Below is the list of some commonly used Format Specifiers:

• "d": Short date pattern (e.g., "7/25/2023").
• "D": Long date pattern (e.g., "Monday, July 25, 2023").
• "t": Short time pattern (e.g., "3:30 PM").
• "T": Long time pattern (e.g., "3:30:45 PM").
• "f": Full date and short time pattern (e.g., "Monday, July 25, 2023 3:30 PM").
• "F": Full date and long time pattern (e.g., "Monday, July 25, 2023 3:30:45 PM").
• "g": General date and short time pattern (e.g., "7/25/2023 3:30 PM").
• "G": General date and long time pattern (e.g., "7/25/2023 3:30:45 PM").
• "yyyy-MM-dd": Custom date format (e.g., "2023-07-25").
• "HH:mm:ss": Custom time format (e.g., "15:30:45").

Custom Format Specifiers.

In addition to the predefined format specifiers, you can create custom format strings. Here's how to use some common custom specifiers:

• "yyyy": Four-digit year (e.g., "2023").
• "MM": Two-digit month (e.g., "07" for July).
• "dd": Two-digit day (e.g., "25").
• "HH": Two-digit hour (24-hour clock, e.g., "15").
• "hh": Two-digit hour (12-hour clock, e.g., "03").
• "mm": Two-digit minute (e.g., "30").
• "ss": Two-digit second (e.g., "45").
• "fff": Milliseconds (e.g., "123").

C# Code to Customize Data and Time Format.
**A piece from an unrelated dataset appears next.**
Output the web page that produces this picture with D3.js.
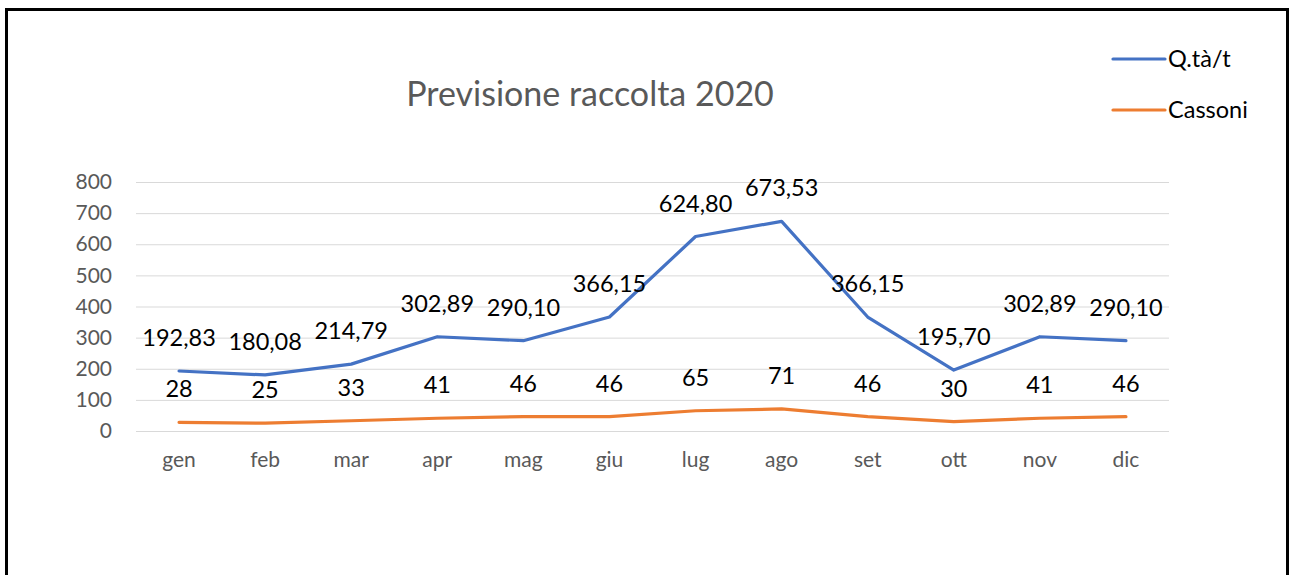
<!DOCTYPE html>
<html lang="it">
<head>
<meta charset="UTF-8">
<title>Previsione raccolta 2020</title>
<style>
  body { margin: 0; background: #fff; }
  svg { display: block; font-family: Lato, "Open Sans", sans-serif; }
</style>
</head>
<body>
<svg width="1291" height="575"></svg>
<script src="https://cdn.jsdelivr.net/npm/d3@7"></script>
<script>
// dati
var mesi = ["gen","feb","mar","apr","mag","giu","lug","ago","set","ott","nov","dic"];
var quantita = [192.83,180.08,214.79,302.89,290.10,366.15,624.80,673.53,366.15,195.70,302.89,290.10];
var cassoni = [28,25,33,41,46,46,65,71,46,30,41,46];
var yTicks = [0,100,200,300,400,500,600,700,800];
var nomiSerie = ["Q.tà/t","Cassoni"];
var colori = ["#4472C4","#ED7D31"];

var svg = d3.select("svg");

// cornice
svg.append("rect")
  .attr("x",6.5).attr("y",9.5)
  .attr("width",1281).attr("height",620)
  .attr("fill","none").attr("stroke","#000").attr("stroke-width",3);

var marge = {left:136, right:1169, top:182, bottom:431};

var x = d3.scaleBand().domain(mesi).range([marge.left, marge.right]);
var y = d3.scaleLinear().domain([0,800]).range([marge.bottom, marge.top]);

// griglia
svg.append("g").selectAll("line")
  .data(yTicks).enter().append("line")
  .attr("x1",marge.left).attr("x2",marge.right)
  .attr("y1",function(d){ return y(d)+0.5; })
  .attr("y2",function(d){ return y(d)+0.5; })
  .attr("stroke","#d9d9d9").attr("stroke-width",1);

// asse y
var yAxis = d3.axisLeft(y).tickValues(yTicks).tickSize(0).tickPadding(0);
var gy = svg.append("g").attr("transform","translate(112,0)").call(yAxis);
gy.select(".domain").remove();
gy.selectAll("text").attr("fill","#595959").style("font-size","21px")
  .style("font-family","Lato, 'Open Sans', sans-serif");

// asse x
var xAxis = d3.axisBottom(x).tickSize(0).tickPadding(0);
var gx = svg.append("g").attr("transform","translate(0,452)").call(xAxis);
gx.select(".domain").remove();
gx.selectAll("text").attr("fill","#595959").style("font-size","21px")
  .style("font-family","Lato, 'Open Sans', sans-serif");

// titolo
svg.append("text")
  .attr("x",590).attr("y",106)
  .attr("text-anchor","middle")
  .attr("fill","#595959")
  .style("font-size","34px")
  .text("Previsione raccolta 2020");

var linea = d3.line()
  .x(function(d,i){ return x(mesi[i]) + x.bandwidth()/2; })
  .y(function(d){ return y(d); });

var serie = [quantita, cassoni];
var formati = [
  function(d){ return d.toFixed(2).replace(".",","); },
  function(d){ return String(d); }
];

serie.forEach(function(dati,k){
  svg.append("path")
    .datum(dati)
    .attr("d",linea)
    .attr("fill","none")
    .attr("stroke",colori[k])
    .attr("stroke-width",3.2)
    .attr("stroke-linejoin","round")
    .attr("stroke-linecap","round");

  svg.append("g").selectAll("text")
    .data(dati).enter().append("text")
    .attr("x",function(d,i){ return x(mesi[i]) + x.bandwidth()/2; })
    .attr("y",function(d){ return y(d) - 25; })
    .attr("text-anchor","middle")
    .attr("fill","#000")
    .style("font-size","23.5px")
    .text(formati[k]);
});

// legenda
var leg = svg.append("g");
nomiSerie.forEach(function(nome,k){
  var yy = 59 + k*51;
  leg.append("line")
    .attr("x1",1113).attr("x2",1165)
    .attr("y1",yy).attr("y2",yy)
    .attr("stroke",colori[k]).attr("stroke-width",3.2)
    .attr("stroke-linecap","round");
  leg.append("text")
    .attr("x",1168).attr("y",yy+8)
    .attr("fill","#000")
    .style("font-size","23.5px")
    .text(nome);
});
</script>
</body>
</html>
// C-sharp program to customize current date and time
using System;

public class HelloWorld
{
    public static void Main(string[] args)
    {
        DateTime now = DateTime.Now;
        
        // "7/25/2023"
        string shortDate = now.ToString("d"); 
        // "Monday, July 25, 2023"
        string longDate = now.ToString("D"); 
        // "3:30 PM"
        string shortTime = now.ToString("t");
        // "3:30:45 PM"
        string longTime = now.ToString("T");
        // "Monday, July 25, 2023 3:30"
        string fullDateTime = now.ToString("F");
        // "2023-07-25 15:30:45"
        string customFormat = now.ToString("yyyy-MM-dd HH:mm:ss"); 
        
        Console.WriteLine(shortDate);
        Console.WriteLine(longDate);
        Console.WriteLine(shortTime);
        Console.WriteLine(longTime);
        Console.WriteLine(fullDateTime);
        Console.WriteLine(customFormat);
    }
}

Output:

09/02/2023
Saturday, 02 September 2023
15:22
15:22:07
Saturday, 02 September 2023 15:22:07
2023-09-02 15:22:07

Formatting date and time values in C# is essential for displaying information to users or storing timestamps in a specific format. By using format specifiers, you can control how date and time values are presented. Understanding the available format options and creating custom formats when necessary will help you work effectively with date and time values in your C# applications.